Camino lento, mucho. Soy incapaz de hacerlo y teclear a la vez. Una bendición que me ha permitido volver a mis tiempos analógicos. Cierto que el mérito no es mío sino de la esclerosis, que me ha acompasado. Ahora soy yo el que pasea una cuarta por detrás de Teresa. Otra bendición. Frente al Palacio Real, rumbo a la Almudena donde quiere dar gracias por todo lo bueno que tenemos, veo mendigos tumbados en la acera, la maravillosa escultura de Jesús sin techo, obra del canadiense Timothy P. Schmalz, a la puerta de la catedral hecha carne doliente, frágil, real; policías que escudriñan, turistas de mil lenguas, niños en un parque, una boba haciéndose reels presuntamente sugerentes en el interior del templo ante la cámara de un ¿novio? tan apollardado como ella. Hace un día perfecto para los que tenemos el termostato averiado. Fresquito pero luminoso, con esa luz madrileña que abraza y te conmina a ser consciente de que “esto es la hostia, estúpido”.

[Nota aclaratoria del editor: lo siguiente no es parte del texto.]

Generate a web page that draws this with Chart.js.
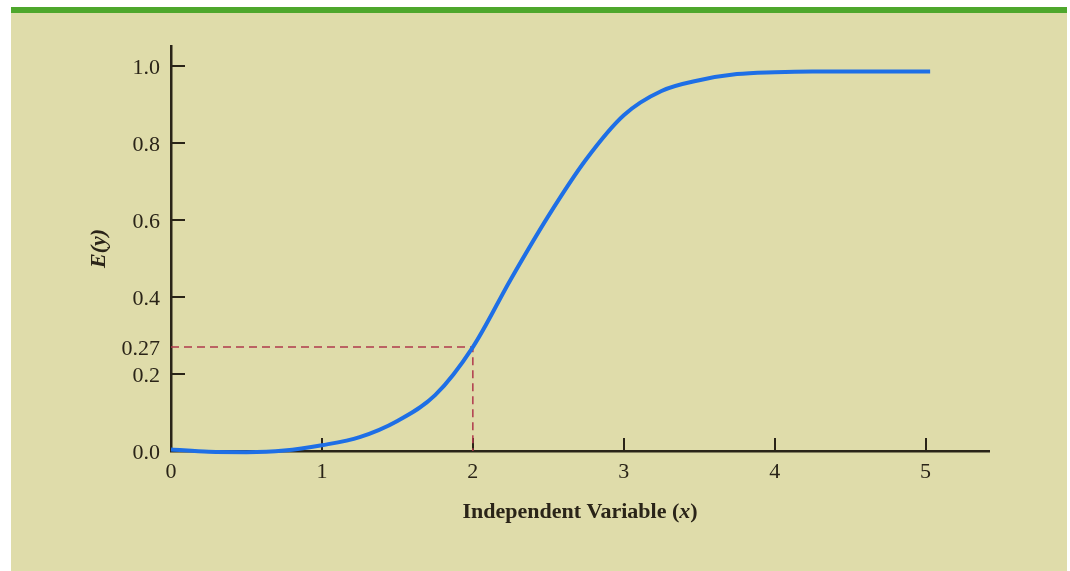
<!DOCTYPE html>
<html>
<head>
<meta charset="utf-8">
<script src="https://cdn.jsdelivr.net/npm/chart.js@4.4.0/dist/chart.umd.min.js"></script>
<style>
  body { margin: 0; background: #ffffff; }
  #topBar { position: absolute; left: 11px; top: 7px; width: 1056px; height: 6px; background: #4ea72c; }
  #panel { position: absolute; left: 11px; top: 13px; width: 1056px; height: 558px; background: #dfdcaa; }
  #myChart { position: absolute; left: 0; top: 0; }
</style>
</head>
<body>
<div id="topBar"></div>
<div id="panel"></div>
<canvas id="myChart" width="1070" height="571"></canvas>
<script>
// values
var xValues = [0, 0.25, 0.5, 0.75, 1.0, 1.25, 1.5, 1.75, 2.0, 2.25, 2.5, 2.75, 3.0, 3.25, 3.5, 3.75, 4.0, 4.25, 4.5, 4.75, 5.03];
var eyValues = [0.004, -0.002, -0.003, 0.001, 0.015, 0.036, 0.078, 0.145, 0.27, 0.445, 0.61, 0.757, 0.872, 0.935, 0.963, 0.979, 0.984, 0.986, 0.986, 0.986, 0.986];

// dashed guide at x = 2
var guideX = [0, 2, 2];
var guideY = [0.27, 0.27, 0];

var xTicks = [0, 1, 2, 3, 4, 5];
var yTicks = [0, 0.2, 0.27, 0.4, 0.6, 0.8, 1.0];
var yTickLabels = ['0.0', '0.2', '0.27', '0.4', '0.6', '0.8', '1.0'];
var yMarkTicks = [0.2, 0.4, 0.6, 0.8, 1.0];
var xMarkTicks = [1, 2, 3, 4, 5];

var ink = '#2a2418';
var serif = "'Liberation Serif', 'Times New Roman', serif";

function toPoints(xs, ys){
    var pts = [];
    for(let i = 0; i < xs.length; i++){
        pts.push({x: xs[i], y: ys[i]});
    }
    return pts;
}

// tick marks pointing into the plot
var innerTicks = {
    id: 'innerTicks',
    beforeDatasetsDraw: function(chart){
        var ctx = chart.ctx;
        var xs = chart.scales.x, ys = chart.scales.y;
        var area = chart.chartArea;
        ctx.save();
        ctx.strokeStyle = ink;
        ctx.lineWidth = 2;
        ctx.beginPath();
        for(let i = 0; i < xMarkTicks.length; i++){
            var px = Math.round(xs.getPixelForValue(xMarkTicks[i]));
            ctx.moveTo(px, area.bottom);
            ctx.lineTo(px, area.bottom - 13);
        }
        for(let i = 0; i < yMarkTicks.length; i++){
            var py = Math.round(ys.getPixelForValue(yMarkTicks[i]));
            ctx.moveTo(area.left, py);
            ctx.lineTo(area.left + 14, py);
        }
        ctx.stroke();
        ctx.restore();
    }
};

// x title with an italic x
var xTitle = {
    id: 'xTitle',
    afterDraw: function(chart){
        var ctx = chart.ctx;
        var area = chart.chartArea;
        var parts = [
            {t: 'Independent Variable (', f: 'bold 22px ' + serif},
            {t: 'x', f: 'italic bold 22px ' + serif},
            {t: ')', f: 'bold 22px ' + serif}
        ];
        ctx.save();
        ctx.fillStyle = ink;
        ctx.textBaseline = 'middle';
        var total = 0;
        parts.forEach(function(p){ ctx.font = p.f; p.w = ctx.measureText(p.t).width; total += p.w; });
        var x = (area.left + area.right) / 2 - total / 2;
        parts.forEach(function(p){ ctx.font = p.f; ctx.fillText(p.t, x, 512); x += p.w; });
        ctx.restore();
    }
};

var ctx = document.getElementById('myChart');
var chart = new Chart(ctx, {
    type: 'line',
    data: {
        datasets: [{
            label: 'E(y)',
            data: toPoints(xValues, eyValues),
            borderColor: '#1e6fe6',
            borderWidth: 4,
            pointRadius: 0,
            cubicInterpolationMode: 'monotone',
            clip: false,
            fill: false
        }, {
            label: 'guide',
            data: toPoints(guideX, guideY),
            borderColor: '#b03a4c',
            borderWidth: 1.5,
            borderDash: [8, 5],
            pointRadius: 0,
            tension: 0,
            fill: false
        }]
    },
    options: {
        responsive: false,
        animation: false,
        layout: { padding: { top: 46, right: 81, left: 0, bottom: 0 } },
        plugins: {
            legend: { display: false },
            tooltip: { enabled: false }
        },
        scales: {
            x: {
                type: 'linear',
                min: 0,
                max: 5.42,
                afterBuildTicks: function(scale){
                    scale.ticks = xTicks.map(function(v){ return {value: v}; });
                },
                afterFit: function(scale){ scale.height = 120; },
                grid: { display: false, drawTicks: false },
                border: { display: true, color: ink, width: 2.5 },
                ticks: {
                    color: ink,
                    padding: 8,
                    font: { family: serif, size: 22 },
                    callback: function(v){ return String(v); }
                }
            },
            y: {
                type: 'linear',
                min: 0,
                max: 1.052,
                afterBuildTicks: function(scale){
                    scale.ticks = yTicks.map(function(v){ return {value: v}; });
                },
                afterFit: function(scale){ scale.width = 171; },
                grid: { display: false, drawTicks: false },
                border: { display: true, color: ink, width: 2.5 },
                ticks: {
                    color: ink,
                    padding: 11,
                    labelOffset: 2,
                    font: { family: serif, size: 22 },
                    callback: function(v){
                        var i = yTicks.indexOf(v);
                        return i >= 0 ? yTickLabels[i] : '';
                    }
                },
                title: {
                    display: true,
                    text: 'E(y)',
                    color: ink,
                    padding: { top: 86, bottom: 0 },
                    font: { family: serif, size: 22, style: 'italic', weight: 'bold' }
                }
            }
        }
    },
    plugins: [innerTicks, xTitle]
});
</script>
</body>
</html>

Por no molestar, no lo hacen ni las boñigas de los caballos que minutos antes han desfilado engalanados por el día grande de la capital. Hay riadas de gente y a ratos me cuesta esquivarlos, me pongo nervioso, Teresa me agarra firme la mano y sonríe ante el enésimo empellón fruto de mis escleróticos bandazos. “¿Estás bien, quieres que nos sentemos?”. “Sí, estoy bien, cariño”. Le miento porque no quiero parar, sentarme, ser consciente de que esto avanza mientras yo retrocedo. No pienso perder este rato con ella, como de novios en Cádiz, disfrutando del placer más barato y pleno que te regala esta ciudad de palacios y trasiegos: calmarla. Miro a los ecuatorianos enfundados en disfraces gigantescos: King Kong, Supermario Bros, Transformers… Mal tienen que estar ellos, sudando como pollos mientras saludan a unos guiris incapaces de aflojarse la billetera pero prestos a sacarles la foto del sufrimiento que va cocido por dentro.
Madrid es crisol, que aquí frente al Teatro Real vende barquillos un chulapo que me imagino extremeño. Todo sea por el negocio, que el dinero no tiene bandera ni atuendo. La barquillera apenas gira porque la clientela lo hace hacia un grupo de paisas que danzan músicas ajenas bailando ante un coro de móviles que graba y ya veremos si pagan o, como a Optimus Prime, les van a regatear el sustento. Se lo gana el retratista que te inmortaliza a un euro. No es muy fino pero ¿qué quieren? ¿Acaso un Antonio López a ese precio? Observo con la envidia de quien jamás tuvo habilidad para trazar algo ni en folio ni en lienzo. Una pareja de novios se besa con la pasión primeriza de quienes todavía no se han descubierto defectos. Él pone más empeño. Ella hace un sí pero no, que es romántico embuste para el galán con hechuras de Tercio. El conductor del tuk tuk vocea en un inglés perfecto que se suban al suyo, no al resto, los que como él saben que esos palacios son fruto del esfuerzo del obrero. Es lo que tiene ser autónomo: se te va enervando la cuenta de las veces que te dijeron “otro día, hoy no podemos”. Cuando por fin nos sentamos noto el jodido hormigueo y va en mis adentros que mereció la pena el esfuerzo. Estoy con ella, ante sus ojos bellos e inmensos. Hablamos de los hijos, tan lejos, de la agenda repleta de eventos. De la ilusión compartida por la próxima entrega de un premio. Me vuelve, cabronazo, el pánico que tengo a no ser capaz de subir los peldaños para recogerlo. Creo que se ha dado cuenta. Me agarra la mano y me suelta la frase talismán con la que avienta mis miedos: “Ya verás, pronto nos reiremos”. Y pienso que es cierto eso tan madrileño de que el cielo es a lo que llegas cuando caminas un ratito por el infierno.